The “Renda por App” (Income by App) project promoted since 2019 by the city of Recife, one of the largest metropolitan areas in the notoriously socially unequal Brazilian Northeast, was designed as a municipal employment programme aimed at combating youth unemployment by promoting their integration into the digital delivery platforms' labour market. Consisting of a lottery awarding bicycles, helmets, mobile phones, data plans and iFood or Uber Eats accounts to around 100 winners a year, the programme was widely heralded as an expression of innovative urban policy, combining income generation and social integration in the digital city.
Still, even if the widespread use of algorithmic management at the core of these delivery apps was loudly advertised by the platforms as a promise of efficiency and data-driven decisions, it is still now well known that they had a significant impact on the organizational decisions and labour conditions (Kellogg et al. 2020) of delivery workers depending on them, concealing structural inequalities and exacerbating a precarious labour environment – a far cry to principles of decent and productive work advocated by the International Labour Organization (1999).

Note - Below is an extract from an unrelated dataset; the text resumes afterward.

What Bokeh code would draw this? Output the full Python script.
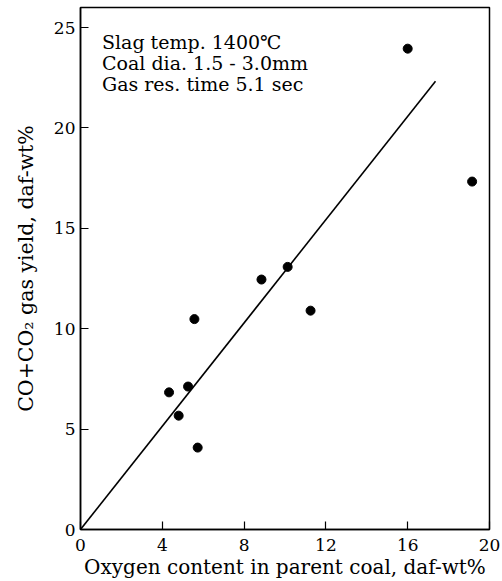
from bokeh.plotting import figure
from bokeh.models import Range1d, FixedTicker, Label
from bokeh.embed import file_html
from bokeh.resources import INLINE

# data
oxygen = [4.33, 4.80, 5.26, 5.57, 5.73, 8.85, 10.13, 11.25, 16.0, 19.15]
yield_co = [6.83, 5.67, 7.12, 10.48, 4.08, 12.45, 13.08, 10.9, 23.95, 17.33]
fit_x = [0.0, 17.36]
fit_y = [0.0, 22.33]
x_ticks = [0, 4, 8, 12, 16, 20]
y_ticks = [0, 5, 10, 15, 20, 25]
notes = ["Slag temp. 1400\u2103", "Coal dia. 1.5 - 3.0mm", "Gas res. time 5.1 sec"]

FONT = "DejaVu Serif"

p = figure(width=502, height=581, output_backend="svg", toolbar_location=None,
           x_range=Range1d(0, 20), y_range=Range1d(0, 26),
           min_border_left=80, min_border_right=13, min_border_top=7, min_border_bottom=52)
p.grid.visible = False
p.outline_line_color = "black"
p.outline_line_width = 1.5
p.background_fill_color = "white"
p.border_fill_color = "white"

for ax in (p.xaxis[0], p.yaxis[0]):
    ax.axis_line_color = "black"
    ax.axis_line_width = 1.5
    ax.major_tick_in = 8
    ax.major_tick_out = 0
    ax.minor_tick_in = 0
    ax.minor_tick_out = 0
    ax.major_tick_line_color = "black"
    ax.major_tick_line_width = 1.2
    ax.major_label_text_font = FONT
    ax.major_label_text_font_size = "17px"
    ax.major_label_text_color = "black"
    ax.axis_label_text_font = FONT
    ax.axis_label_text_font_style = "normal"
    ax.axis_label_text_color = "black"

p.xaxis.ticker = FixedTicker(ticks=x_ticks)
p.yaxis.ticker = FixedTicker(ticks=y_ticks)
p.xaxis.axis_label = "Oxygen content in parent coal, daf-wt%"
p.yaxis.axis_label = "CO+CO\u2082 gas yield, daf-wt%"
p.xaxis.axis_label_text_font_size = "20px"
p.yaxis.axis_label_text_font_size = "20.5px"
p.xaxis.major_label_standoff = 9
p.yaxis.major_label_standoff = 5
p.xaxis.axis_label_standoff = 1
p.yaxis.axis_label_standoff = 13

p.line(fit_x, fit_y, line_color="black", line_width=1.6)
p.scatter(oxygen, yield_co, size=9, fill_color="black", line_color="black")

note_x = 1.05
note_y0 = 24.3
note_step = 1.05
for i, t in enumerate(notes):
    p.add_layout(Label(x=note_x, y=note_y0 - i * note_step, text=t,
                       text_font=FONT, text_font_size="19px", text_color="black",
                       text_baseline="alphabetic"))

open("out.html", "w").write(file_html(p, INLINE))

Drawing on the Fairwork (2021) evaluation framework, this paper therefore aims at unravelling the consequences for workers when a public body ends up designing urban policies and employment programmes adopting the logic of platform labour – examining to what extent it actually promotes fair pay, safe working environment, fair contracts, transparent management and fair representation for workers.

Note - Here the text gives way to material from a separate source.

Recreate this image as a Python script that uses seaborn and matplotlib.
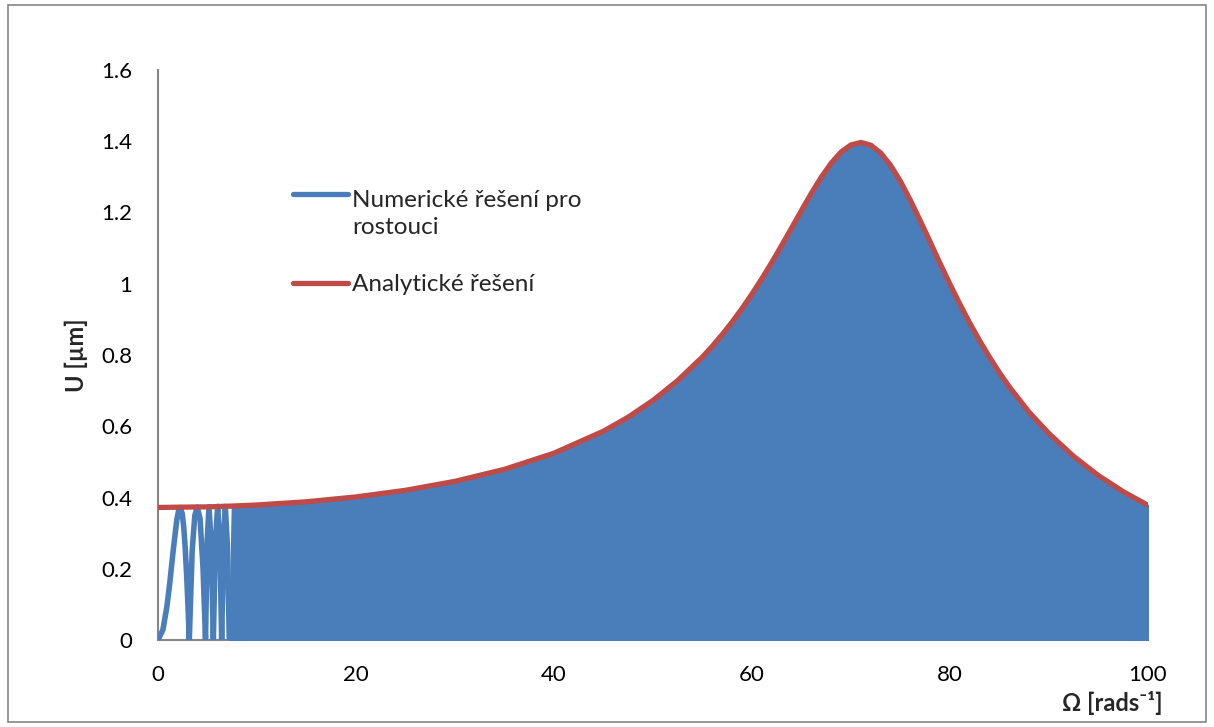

Based on in-depth ethnographic interviews conducted around Recife's two main delivery waiting points with bike-riding workers having benefited from the programme in 2022 and 2023, this research reveals, however, more than challenging actual working conditions – plagued by low pay, extensive working hours, constant monitoring and surveillance, lack of transparency in platform decision-making and the absence of social and physical protections.
By failing to question or regulate the inner workings of these digital platforms – effectively leaving workers vulnerable to their despotic algorithmic management (Griesbach et al. 2019) – the research thus uncovers a tacit endorsement of the delivery companies' agenda, consequently fostering an inherently precarious working environment starkly at odds with promises of social inclusion and economic development. Conversely, it also highlights the leverage that such municipal policies could have achieved by promoting standards of social protection, work regulation, minimum wage, transparent data management or the development of autonomous technology reconciling technological innovation and fundamental workers' rights.